**What is being asked**
From the first line of the listing below, retype each line up to and including the one with "June 18\\Observed in\\the"; pictures stay out.

Data listing
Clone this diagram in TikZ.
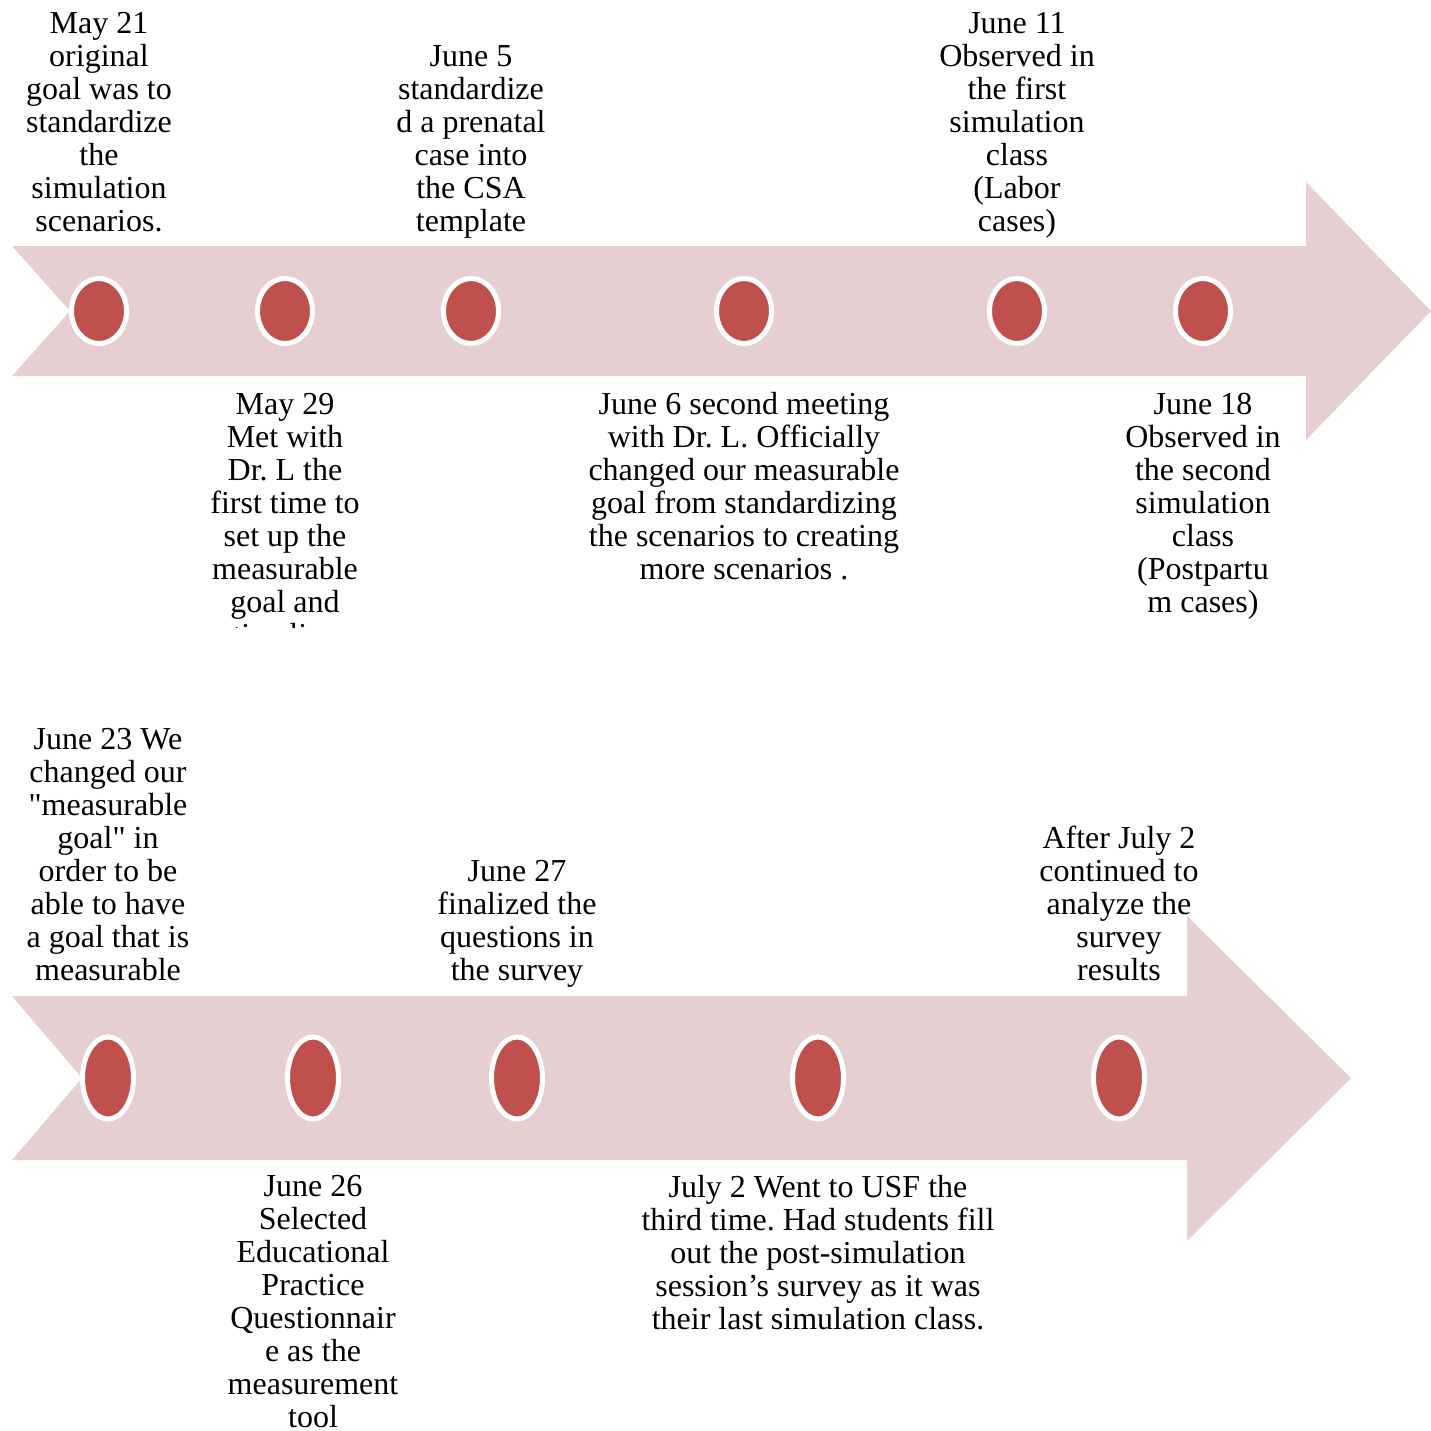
\documentclass[tikz,border=0pt]{standalone}
\usepackage{fontspec}
\setmainfont{Liberation Serif}
\newfontfamily\plainquote[Ligatures=ResetAll]{Liberation Serif}
\newcommand\sq{{\plainquote\symbol{34}}}
\usetikzlibrary{shapes.geometric}
\definecolor{bandpink}{RGB}{230,207,208}
\definecolor{dotred}{RGB}{192,80,77}
\frenchspacing

\begin{document}
\begin{tikzpicture}[
  x=0.5pt, y=-0.5pt,
  every node/.style={inner sep=0pt, outer sep=0pt},
  band/.style={fill=bandpink, draw=none},
  dottop/.style={ellipse, fill=dotred, draw=white, line width=2.5pt,
    minimum width=27.5pt, minimum height=32.5pt},
  dotlow/.style={ellipse, fill=dotred, draw=white, line width=2.5pt,
    minimum width=25.5pt, minimum height=41pt},
  note/.style={align=center, font=\fontsize{16}{16.5}\selectfont}
]
\useasboundingbox (0,0) rectangle (1431,1431);

% first timeline
\fill[band] (12,246) -- (1306,246) -- (1306,182) -- (1431,311)
  -- (1306,440) -- (1306,376) -- (12,376) -- (70,311) -- cycle;
\node[dottop] (may21) at (99,311) {};
\node[dottop] (may29) at (285,311) {};
\node[dottop] (jun5) at (471,311) {};
\node[dottop] (jun6) at (744,311) {};
\node[dottop] (jun11) at (1017,311) {};
\node[dottop] (jun18) at (1203,311) {};

\node[note, anchor=south] (may21txt) at (99,241)
  {\strut May 21\\original\\goal was to\\standardize\\the\\simulation\\scenarios.\strut};
\begin{scope}
  \clip (180,380) rectangle (400,627);
  \node[note, anchor=north] (may29txt) at (285,391)
    {\strut May 29\\Met with\\Dr. L the\\first time to\\set up the\\measurable\\goal and\\timeline\strut};
\end{scope}
\node[note, anchor=south] (jun5txt) at (471,241)
  {\strut June 5\\standardize\\d a prenatal\\case into\\the CSA\\template\strut};
\node[note, anchor=north] (jun6txt) at (744,391)
  {\strut June 6 second meeting\\with Dr. L. Officially\\changed our measurable\\goal from standardizing\\the scenarios to creating\\more scenarios .\strut};
\node[note, anchor=south] (jun11txt) at (1017,241)
  {\strut June 11\\Observed in\\the first\\simulation\\class\\(Labor\\cases)\strut};
\node[note, anchor=north] (jun18txt) at (1203,391)
  {\strut June 18\\Observed in\\the second\\simulation\\class\\(Postpartu\\m cases)\strut};

% second timeline
\fill[band] (12,996) -- (1187,996) -- (1187,916) -- (1351,1078)
  -- (1187,1241) -- (1187,1160) -- (12,1160) -- (82,1078) -- cycle;
\node[dotlow] (jun23) at (108,1078) {};
\node[dotlow] (jun26) at (313,1078) {};
\node[dotlow] (jun27) at (517,1078) {};
\node[dotlow] (jul2) at (818,1078) {};
\node[dotlow] (afterjul2) at (1119,1078) {};

\node[note, anchor=south] (jun23txt) at (108,990)
  {\strut June 23 We\\changed our\\\sq measurable\\goal\sq{} in\\order to be\\able to have\\a goal that is\\measurable\strut};
\node[note, anchor=north] (jun26txt) at (313,1173)
  {\strut June 26\\Selected\\Educational\\Practice\\Questionnair\\e as the\\measurement\\tool\strut};
\node[note, anchor=south] (jun27txt) at (517,990)
  {\strut June 27\\finalized the\\questions in\\the survey\strut};
\node[note, anchor=north] (jul2txt) at (818,1174)
  {\strut July 2 Went to USF the\\third time. Had students fill\\out the post-simulation\\session’s survey as it was\\their last simulation class.\strut};
\node[note, anchor=south] (afterjul2txt) at (1119,990)
  {\strut After July 2\\continued to\\analyze the\\survey\\results\strut};
\end{tikzpicture}
\end{document}
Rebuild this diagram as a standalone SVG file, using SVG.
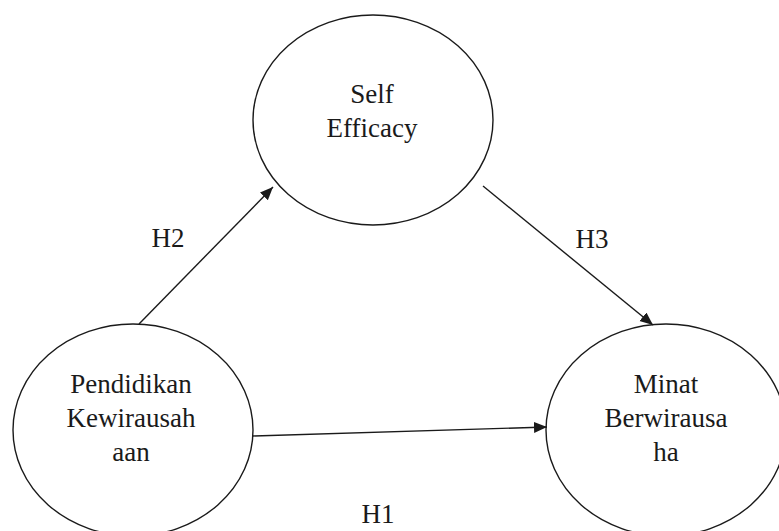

**Solved problem**
Clone this diagram in TikZ.
\documentclass[tikz,border=0pt]{standalone}
\usepackage{fontspec}
\setmainfont{Liberation Serif}
\newfontfamily\plainquote[Ligatures=ResetAll]{Liberation Serif}
\newcommand\sq{{\plainquote\symbol{34}}}
\usetikzlibrary{shapes.geometric}
\definecolor{bandpink}{RGB}{230,207,208}
\definecolor{dotred}{RGB}{192,80,77}
\frenchspacing

\begin{document}
\begin{tikzpicture}[
  x=0.5pt, y=-0.5pt,
  every node/.style={inner sep=0pt, outer sep=0pt},
  band/.style={fill=bandpink, draw=none},
  dottop/.style={ellipse, fill=dotred, draw=white, line width=2.5pt,
    minimum width=27.5pt, minimum height=32.5pt},
  dotlow/.style={ellipse, fill=dotred, draw=white, line width=2.5pt,
    minimum width=25.5pt, minimum height=41pt},
  note/.style={align=center, font=\fontsize{16}{16.5}\selectfont}
]
\useasboundingbox (0,0) rectangle (1431,1431);

% first timeline
\fill[band] (12,246) -- (1306,246) -- (1306,182) -- (1431,311)
  -- (1306,440) -- (1306,376) -- (12,376) -- (70,311) -- cycle;
\node[dottop] (may21) at (99,311) {};
\node[dottop] (may29) at (285,311) {};
\node[dottop] (jun5) at (471,311) {};
\node[dottop] (jun6) at (744,311) {};
\node[dottop] (jun11) at (1017,311) {};
\node[dottop] (jun18) at (1203,311) {};

\node[note, anchor=south] (may21txt) at (99,241)
  {\strut May 21\\original\\goal was to\\standardize\\the\\simulation\\scenarios.\strut};
\begin{scope}
  \clip (180,380) rectangle (400,627);
  \node[note, anchor=north] (may29txt) at (285,391)
    {\strut May 29\\Met with\\Dr. L the\\first time to\\set up the\\measurable\\goal and\\timeline\strut};
\end{scope}
\node[note, anchor=south] (jun5txt) at (471,241)
  {\strut June 5\\standardize\\d a prenatal\\case into\\the CSA\\template\strut};
\node[note, anchor=north] (jun6txt) at (744,391)
  {\strut June 6 second meeting\\with Dr. L. Officially\\changed our measurable\\goal from standardizing\\the scenarios to creating\\more scenarios .\strut};
\node[note, anchor=south] (jun11txt) at (1017,241)
  {\strut June 11\\Observed in\\the first\\simulation\\class\\(Labor\\cases)\strut};
\node[note, anchor=north] (jun18txt) at (1203,391)
  {\strut June 18\\Observed in\\the second\\simulation\\class\\(Postpartu\\m cases)\strut};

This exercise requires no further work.